# Using a drone for spotting



## Crisis Management (Aug 12, 2020)

Looking for some input on using drones for spotting things offshore. Fish, rips, grass beds, floatsom. 
Have you had success? What type of drone are you using? Thanks.


----------



## SurfRidr (Apr 24, 2012)

On the list of things to try this year.


----------



## Realtor (Oct 1, 2007)

I'll be doing more of it this season. I wish I had this thing when running the chum slicks...


----------



## Walton County (Aug 23, 2016)

DJI Air 2S


----------



## Trble Make-rr (Sep 30, 2007)

Thank you for sharing. Love that gigantic bait ball


----------



## iJabo (Jul 6, 2013)

I just acquired a drone this winter. I used it to scout ducks but haven’t had the opportunity to take it offshore yet. Only challenge I could foresee is glare if you’re using it outside and signal interference if you’re using it in a cabin. 


Sent from my iPhone using Tapatalk


----------



## duckhunter10 (Oct 3, 2014)

u can also use it to drop baits if its a large enough drone, i've done it before. google some of the drone fishing videos on utube


----------



## polhlor (May 8, 2014)

They are trying to make it illegal to use drones for fishing in Hawaii. They. don't like guys from the beach flying their baits out 300yards to catch tuna(among other things). Enjoy them while you can; this thinking has a way of spreading!


----------



## Ocean Master (May 20, 2008)

I have the Splash drone 3. It’s made to land and take of in water. 15 minutes of run time. It has the bait release too.

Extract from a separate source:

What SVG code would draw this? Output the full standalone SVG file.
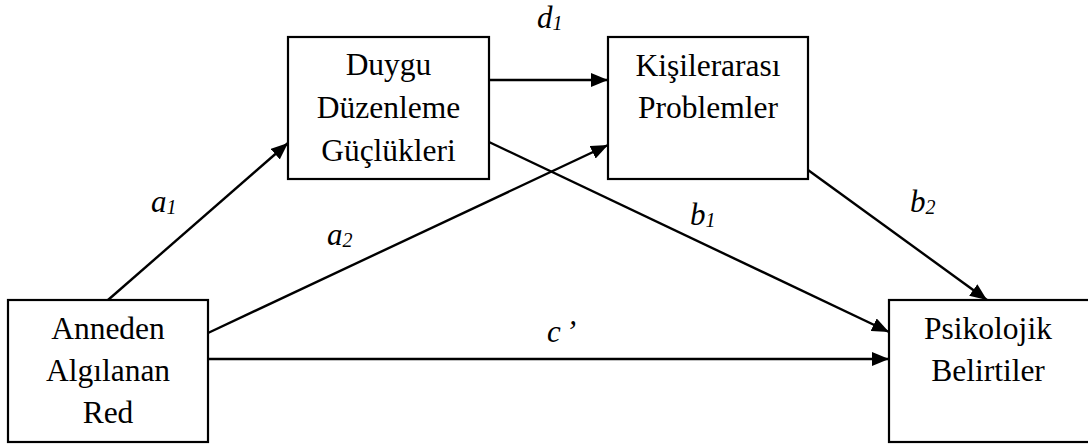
<svg xmlns="http://www.w3.org/2000/svg" width="1088" height="445" viewBox="0 0 1088 445">
<style>
.box{fill:#fff;stroke:#000;stroke-width:2.2}
.t{font-family:"Liberation Serif","Times New Roman",serif;font-size:31.5px;fill:#000;text-anchor:middle}
.lab{font-family:"Liberation Serif","Times New Roman",serif;font-size:31px;font-style:italic;fill:#000}
.sub{font-size:20px}
.c line{stroke:#000;stroke-width:2.4;marker-end:url(#ah)}
</style>
<defs>
<marker id="ah" markerUnits="userSpaceOnUse" markerWidth="18" markerHeight="14" refX="17" refY="7" orient="auto">
<path d="M0,0 L17,7 L0,14 z" fill="#000"/>
</marker>
</defs>
<rect width="1088" height="445" fill="#fff"/>
<g class="c" id="connectors">
<line x1="108" y1="300" x2="288" y2="143"/>
<line x1="489" y1="80" x2="608" y2="80"/>
<line x1="208" y1="333" x2="608" y2="145"/>
<line x1="489" y1="142" x2="889" y2="332"/>
<line x1="808" y1="170" x2="987" y2="300"/>
<line x1="208" y1="359" x2="889" y2="359"/>
</g>
<g id="labels">
<text class="lab" x="537" y="28">d<tspan class="sub" dy="2">1</tspan></text>
<text class="lab" x="151" y="212">a<tspan class="sub" dy="2">1</tspan></text>
<text class="lab" x="327" y="245">a<tspan class="sub" dy="2">2</tspan></text>
<text class="lab" x="690" y="225">b<tspan class="sub" dy="2">1</tspan></text>
<text class="lab" x="910" y="212">b<tspan class="sub" dy="2">2</tspan></text>
<text class="lab" x="547" y="342">c<tspan dx="5">’</tspan></text>
</g>
<g id="node-anneden">
<rect class="box" x="8" y="300" width="200" height="142"/>
<text class="t" x="108" y="339">Anneden</text>
<text class="t" x="108" y="381">Algılanan</text>
<text class="t" x="108" y="423">Red</text>
</g>
<g id="node-duygu">
<rect class="box" x="288" y="37" width="201" height="142"/>
<text class="t" x="388.5" y="75">Duygu</text>
<text class="t" x="388.5" y="118">Düzenleme</text>
<text class="t" x="388.5" y="161">Güçlükleri</text>
</g>
<g id="node-kisilerarasi">
<rect class="box" x="608" y="37" width="200" height="142"/>
<text class="t" x="708" y="76">Kişilerarası</text>
<text class="t" x="708" y="118">Problemler</text>
</g>
<g id="node-psikolojik">
<rect class="box" x="889" y="300" width="201" height="142"/>
<text class="t" x="988" y="339">Psikolojik</text>
<text class="t" x="988" y="381">Belirtiler</text>
</g>
</svg>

I’ve only used it to film hurricane damage in the neighborhood


----------



## Splittine (Nov 24, 2007)

Realtor said:


> I'll be doing more of it this season. I wish I had this thing when running the chum slicks...


Which model is that?


----------



## Realtor (Oct 1, 2007)

Splittine said:


> Which model is that?


waterproof splashdrone 3


----------